Gene Hackman and other Eighties-Nineties spy movie faces like Kurtwood Smith, Daniel von Bargen and Terry O’Quinn make “Company Business” (1991) watchable. It skirts the razor’s edge of “good” the whole way, but a non-ending of an ending secures it as frustrating and forgettable.
At the time, one last Cold War time capsule was being formed. Writer-director Nicholas Meyer (the three best “Star Treks” out of the first half-dozen – two, four and six) tries for an international “Midnight Run.” Although he forgets the guffaws, there’s a sense of whimsical fun because Hackman as American spy Sam Boyd has good chemistry with Mikhail Baryshnikov – better known as a dancer – as Russian spy Pyotr Ivanovich Grushenko. It’s neat to see a Soviet played by a Soviet, coming out of the Eighties when this usually was not the case.
Their friendship is forged because, although they pass a gun back and forth by necessity in various shootouts, they realize neither has killed the other one. They’re technically not on the same side, but functionally they are. We get hints that neither is big on the idea of countries and governments; they are government contractors because it’s a good way to make money.

“Company Business” (1991)
Director: Nicholas Meyer
Writer: Nicholas Meyer
Stars: Gene Hackman, Mikhail Baryshnikov, Kurtwood Smith
Contra indicators
“Company Business” is slightly behind its time in topicality, touching upon the money-laundering-with-weapons-and-prisoners issues raised by the Iran-Contra affair of the mid-Eighties. It seems like there might’ve been a late rewrite to deal with the 1989 fall of the Berlin Wall. In the pivotal and evocative sequence, Sam must hand Pyotr back to the Russians at a rickety, never-completed subway station that goes under where the Wall used to be, into East Berlin.

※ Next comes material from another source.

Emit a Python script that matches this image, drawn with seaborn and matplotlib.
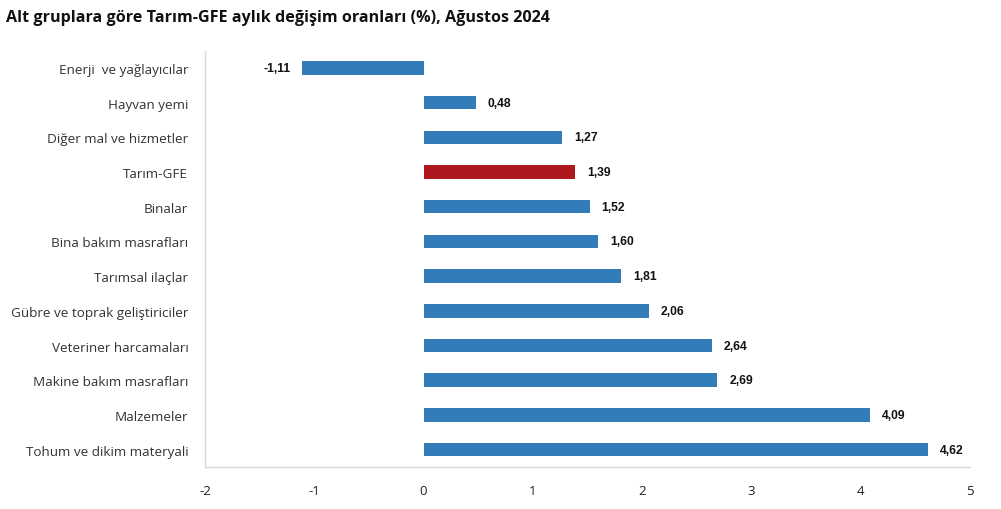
import matplotlib
matplotlib.use("Agg")
import matplotlib.pyplot as plt
import seaborn as sns
import pandas as pd

categories = ["Enerji  ve yağlayıcılar", "Hayvan yemi", "Diğer mal ve hizmetler", "Tarım-GFE",
              "Binalar", "Bina bakım masrafları", "Tarımsal ilaçlar",
              "Gübre ve toprak geliştiriciler", "Veteriner harcamaları",
              "Makine bakım masrafları", "Malzemeler", "Tohum ve dikim materyali"]
values = [-1.11, 0.48, 1.27, 1.39, 1.52, 1.60, 1.81, 2.06, 2.64, 2.69, 4.09, 4.62]
labels = ["-1,11", "0,48", "1,27", "1,39", "1,52", "1,60", "1,81", "2,06", "2,64", "2,69", "4,09", "4,62"]
xticks = [-2, -1, 0, 1, 2, 3, 4, 5]

sns.set_theme(style="white")
plt.rcParams['font.family'] = ['Open Sans', 'DejaVu Sans']

df = pd.DataFrame({"cat": categories, "val": values,
                   "grp": ["total" if c == "Tarım-GFE" else "sub" for c in categories]})
palette = {"sub": "#337CBA", "total": "#AF171E"}

fig = plt.figure(figsize=(10.01, 5.10), dpi=100)
ax = fig.add_axes([0.2048, 0.0824, 0.764, 0.8166])
sns.barplot(data=df, x="val", y="cat", hue="grp", palette=palette, dodge=False,
            width=0.39, legend=False, ax=ax, orient="h", saturation=1, linewidth=0)

ax.set_xlim(-2, 5)
ax.set_xticks(xticks)
ax.set_xticklabels([str(t) for t in xticks], fontsize=9.5, color="#222222")
ax.set_xlabel("")
ax.set_ylabel("")
ax.tick_params(axis="y", labelsize=9.7, colors="#333333", pad=12, length=0)
ax.tick_params(axis="x", pad=12, length=0)
for s in ["top", "right"]:
    ax.spines[s].set_visible(False)
for s in ["left", "bottom"]:
    ax.spines[s].set_color("#D9D9D9")
    ax.spines[s].set_linewidth(1)

for i, (v, l) in enumerate(zip(values, labels)):
    if v >= 0:
        ax.text(v + 0.11, i, l, va="center", ha="left", fontsize=8.7, fontweight="bold",
                family=["Liberation Sans", "DejaVu Sans"], color="#111111")
    else:
        ax.text(v - 0.11, i, l, va="center", ha="right", fontsize=8.7, fontweight="bold",
                family=["Liberation Sans", "DejaVu Sans"], color="#111111")

fig.text(0.006, 0.965, "Alt gruplara göre Tarım-GFE aylık değişim oranları (%), Ağustos 2024",
         fontsize=11.6, fontweight="bold", ha="left", va="center", color="#111111")

fig.savefig("out.png", dpi=100)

This is also where the film gets confusing. (SPOILER WARNING.) Sam recognizes the American prisoner-to-be-returned as someone he saw in an airport recently, so he knows the man is not the prisoner but rather a Russian double agent. But how this is communicated, with Sam flashing to a newspaper photo of the man, is confusing, because the photo does not resemble the man. (But eventually I realized it is the same man, and Sam is making the connection in that moment.) (END OF SPOILERS.)
There are a couple excuses to be made. One, spy movies are inevitably confusing, because international spying is confusing. Two, maybe the plot details don’t matter. Maybe “Company Business” is about how friendships form even when international borders say they shouldn’t, because a person is a person. But although Hackman and Baryshnikov aren’t bad, we don’t get any big buddy-romp moments that drive home their relationship, so therefore it doesn’t seem like that’s the point of the movie either.
“Company Business” builds up its spy-games tension as Smith, von Bargen and O’Quinn try to reacquire Sam and Pyotr, with an undercurrent that one of them is trying to have the duo killed instead. It’s never clear if this is a surprise or a straightforward aspect of the job. A set piece at the Eiffel Tower is decent, but when we sense a big reveal coming – something akin to another Russian-spy-themed Hackman movie, “No Way Out” – the story fizzles.
Sam is introduced as a genius-trickster more so than an actual genius – he scams his way into the job by cleverly stealing the work of a better spy – but Meyer doesn’t build on this in amusing or insightful ways. Hackman provides a gleam of his later great turn in “Heist” when he flashes a credit card to indicate what matters to his character. It’s almost enough to trick us into thinking this is good “Business.” But not quite.